7. Maintain Focus on Customer Engagement
Customer engagement involves interacting across communication channels such as email, mobile apps, direct mail campaigns, interactive kiosks, and more. By collecting data from these channels and then listening and responding to customers’ questions and comments, your teams can have enough information to build targeted messaging and create a more authentic user experience.
Depending on the quality of your team’s customer engagement, you might not only see improved sales opportunities, you might see acquisition and retention benefits that far exceed what’s achieved when conducting basic sales prospecting.
8. Use Effective Social Media Methods
Over 80 percent of people in the US are active on social media each day, so it makes sense to leverage these sites to enhance brand messaging, drive sales, and grow an active customer base.
Social media sites are also beneficial for providing branch information, sharing feedback, and gathering customer data. To maintain interest, make sure you create engaging content on a regular basis and remember to promote events, holidays, and other important branch information as needed.
For additional tips on how your staff can create good customer-facing content, click here.
9. Host Regular Alignment Meetings with Staff
To see achievement in your universal goals, make sure to schedule meetings on a regular basis between your sales and marketing teams. Biweekly or monthly meetings can give marketing staff the opportunity to release campaign information, answer questions, and talk about how to move leads on to sales platforms. These meetings are also a way for sales team members to compare leads-to-sales ratios and gauge campaign effectiveness.

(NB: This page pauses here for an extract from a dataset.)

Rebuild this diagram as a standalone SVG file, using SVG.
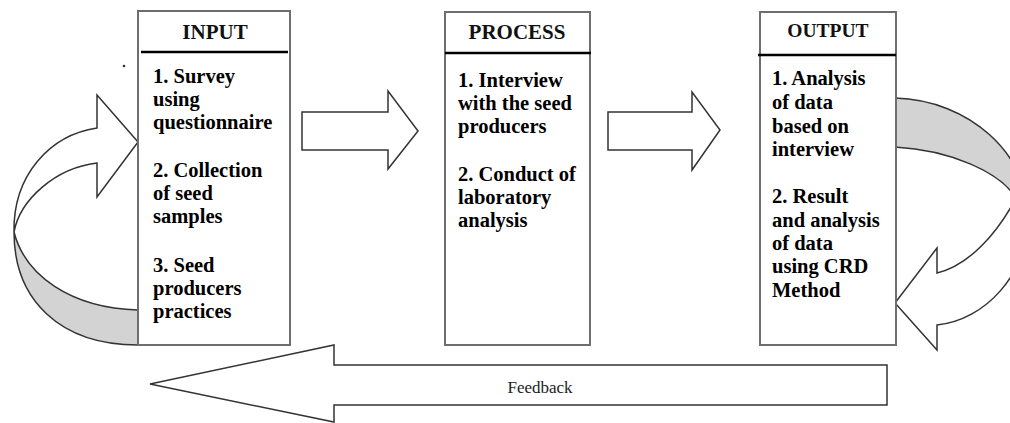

10. Set Up New Sales Funnels to Accommodate Changing Business Models
Business models in banking are starting to move away from vertical integration, fragment outward, and move to non-linear models, according to research from Accenture. The group’s Future of Banking report studied digital-only banks using non-linear methods and found that their compound annual growth rates (CAGRs) were 32 percent higher than digital-only banks using traditional vertically integrated models, over a ten-year period.
This marked difference is promising for financial institutions introducing non-linear models to their teams. The potential for breakout growth and higher market valuations using these models is realistic, especially amid today’s digital revolution.
11. Improve Customer Outreach
Banking isn’t just about selling. In fact, building relationships through education is something to keep top-of-mind as you map growth strategies. With the availability and ease of online platforms, you can provide your customers informative and useful content that will boost financial literacy and increase trust, in addition to marketing your products and services.
By using a combination of the strategies above, you’ll be better equipped to not only align your marketing, sales, and retail goals but also enhance your digital presence and even capture new market segments in the near future.